PROVIDED MATERIAL:
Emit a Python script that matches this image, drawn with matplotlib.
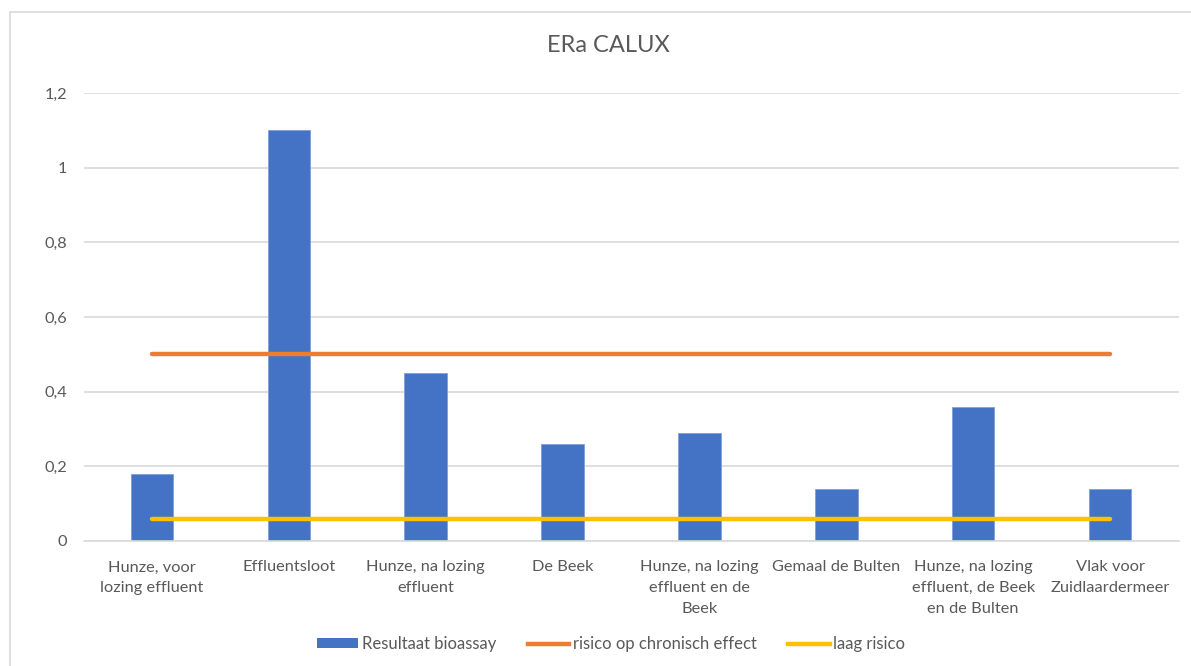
import matplotlib
matplotlib.use("Agg")
import matplotlib.pyplot as plt
from matplotlib.patches import Rectangle
from matplotlib.lines import Line2D
from matplotlib.ticker import FuncFormatter

categories = [
    "Hunze, voor\nlozing effluent",
    "Effluentsloot",
    "Hunze, na lozing\neffluent",
    "De Beek",
    "Hunze, na lozing\neffluent en de\nBeek",
    "Gemaal de Bulten",
    "Hunze, na lozing\neffluent, de Beek\nen de Bulten",
    "Vlak voor\nZuidlaardermeer",
]
bioassay = [0.18, 1.10, 0.45, 0.26, 0.29, 0.14, 0.36, 0.14]
chronisch = [0.5] * 8
laag = [0.06] * 8
yticks = [0, 0.2, 0.4, 0.6, 0.8, 1.0, 1.2]

plt.rcParams['font.family'] = ['Lato', 'DejaVu Sans']

W, H = 1191, 666
fig = plt.figure(figsize=(W / 100, H / 100), dpi=100)
fig.patches.append(Rectangle((10 / W, -0.1), 1.2, 1 - 12 / H + 0.1,
                             transform=fig.transFigure, fill=False,
                             edgecolor="#d9d9d9", linewidth=1.2))

ax = fig.add_axes([83.5 / W, 1 - 541 / H, (1178.5 - 83.5) / W, (541 - 93) / H])
x = list(range(len(categories)))
ax.bar(x, bioassay, width=0.31, color="#4472C4", edgecolor="#7f9fd8",
       linewidth=0.6, zorder=2, label="Resultaat bioassay")
ax.plot(x, chronisch, color="#ED7D31", linewidth=3.2, solid_capstyle="round",
        zorder=3, label="risico op chronisch effect")
ax.plot(x, laag, color="#FFC000", linewidth=3.2, solid_capstyle="round",
        zorder=3, label="laag risico")

ax.set_xlim(-0.5, len(categories) - 0.5)
ax.set_ylim(0, 1.2)
ax.set_yticks(yticks)
ax.yaxis.set_major_formatter(FuncFormatter(
    lambda v, p: ("%g" % round(v, 1)).replace(".", ",")))
ax.grid(axis="y", color="#d9d9d9", linewidth=1.2, zorder=0)
ax.set_axisbelow(True)
for s in ["top", "right", "left"]:
    ax.spines[s].set_visible(False)
ax.spines["bottom"].set_color("#d9d9d9")
ax.spines["bottom"].set_linewidth(1.2)
ax.tick_params(axis="both", length=0, colors="#595959", labelsize=11.8)
ax.tick_params(axis="y", pad=12)
ax.tick_params(axis="x", pad=14)
ax.set_xticks(x)
ax.set_xticklabels(categories, linespacing=1.62)

fig.text(608 / W, 1 - 45 / H, "ERa CALUX",
         ha="center", va="center", fontsize=17, color="#595959")

handles = [
    Rectangle((0, 0), 1, 1, facecolor="#4472C4"),
    Line2D([0], [0], color="#ED7D31", linewidth=3.2),
    Line2D([0], [0], color="#FFC000", linewidth=3.2),
]
labels = ["Resultaat bioassay", "risico op chronisch effect", "laag risico"]
leg = fig.legend(handles, labels, loc="center", bbox_to_anchor=(611 / W, 1 - 644 / H),
                 ncol=3, frameon=False, fontsize=12, handlelength=2.5,
                 handletextpad=0.2, columnspacing=1.9, handleheight=0.55,
                 borderpad=0)
for t in leg.get_texts():
    t.set_color("#595959")

fig.savefig("out.png", dpi=100, facecolor="white")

STATED GOAL:
Every line from the start of the listing above through the line with "from matplotlib.ticker import FuncFormatter" should be repeated exactly; skip the pictures and add nothing else.

WRITTEN REPLY:
Emit a Python script that matches this image, drawn with matplotlib.
import matplotlib
matplotlib.use("Agg")
import matplotlib.pyplot as plt
from matplotlib.patches import Rectangle
from matplotlib.lines import Line2D
from matplotlib.ticker import FuncFormatter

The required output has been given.